В научной работе у него всегда впереди шла мысль. Если уж он ставил эксперимент, то лишь действительно необходимый.
«Наука должна очень экономно расходовать средства, — любил говорить он. — Стоит теоретически разобраться — и не надо многих дорогостоящих опытов. Постарайтесь сначала выделить суть явления, очистите его от всего второстепенного, тогда легче будет выразить его математически».
Авторитет Щелкина в коллективе института был так высок, что вскоре после возвращения с фронта его избрали секретарем партийного комитета.
Продолжая исследование горения в реактивном двигателе, он окончательно сформулировал то, что впоследствии получило название модели турбулентного горения. Ранее в расчете одноклапанного двигателя он не указал, каким образом можно усилить интенсивность горения, как увеличить поверхность пламени. Теперь этот изъян был ликвидирован. «Форсировать сгорание, — утверждает Щелкин, — можно с помощью турбулентности».
Перед войной он увидел в турбулентности ускоритель детонации. Теперь Щелкин делал упор на другую особенность турбулентности. Он открыл, что интенсивное разветвление пламени, перемешивание сгоревшего и свежего газа позволяет сжигать большие количества горючих смесей в малых объемах.
Часть его работы «Горение в прямоточном ВРД» увидела свет уже в 1943 году в статье «Сгорание в турбулентном потоке». Очень скоро статья эта стала известна во всем мире.

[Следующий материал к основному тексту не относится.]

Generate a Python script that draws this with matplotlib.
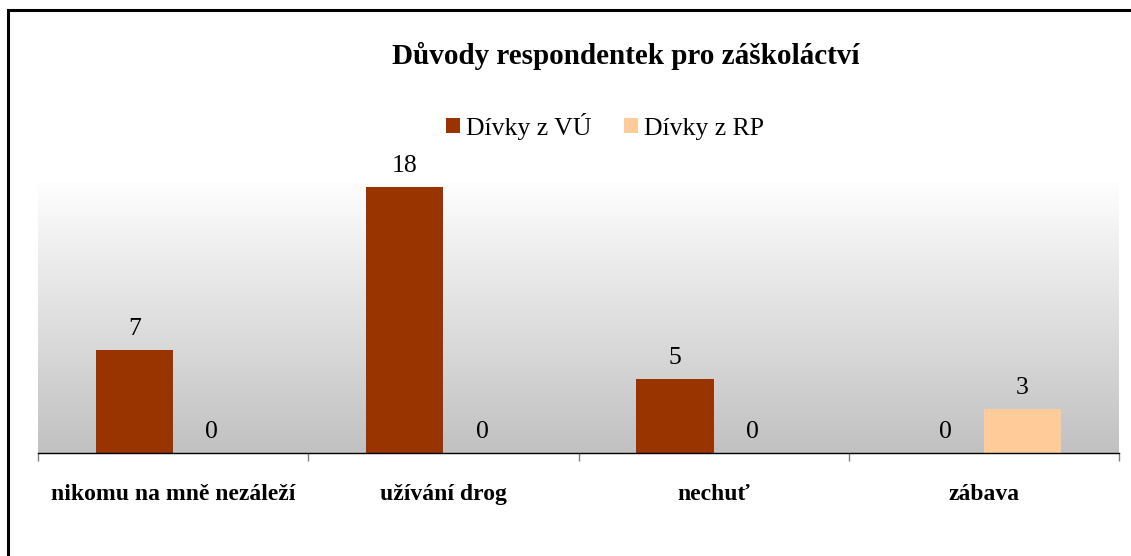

Выводы Щелкина до сих пор лежат в основе представления о процессах, происходящих при форсированном сжигании горючих смесей.
Взвихренный газовый поток как бы «взламывает» гладкий фронт пламени. Поверхность, разделяющая сгоревший и свежий газ во взбудораженном потоке, оказывается сморщенной. В итоге скорость турбулентного распространения пламени становится во столько раз больше нормальной скорости горения, во сколько раз поверхность сморщенного фронта больше гладкой поверхности.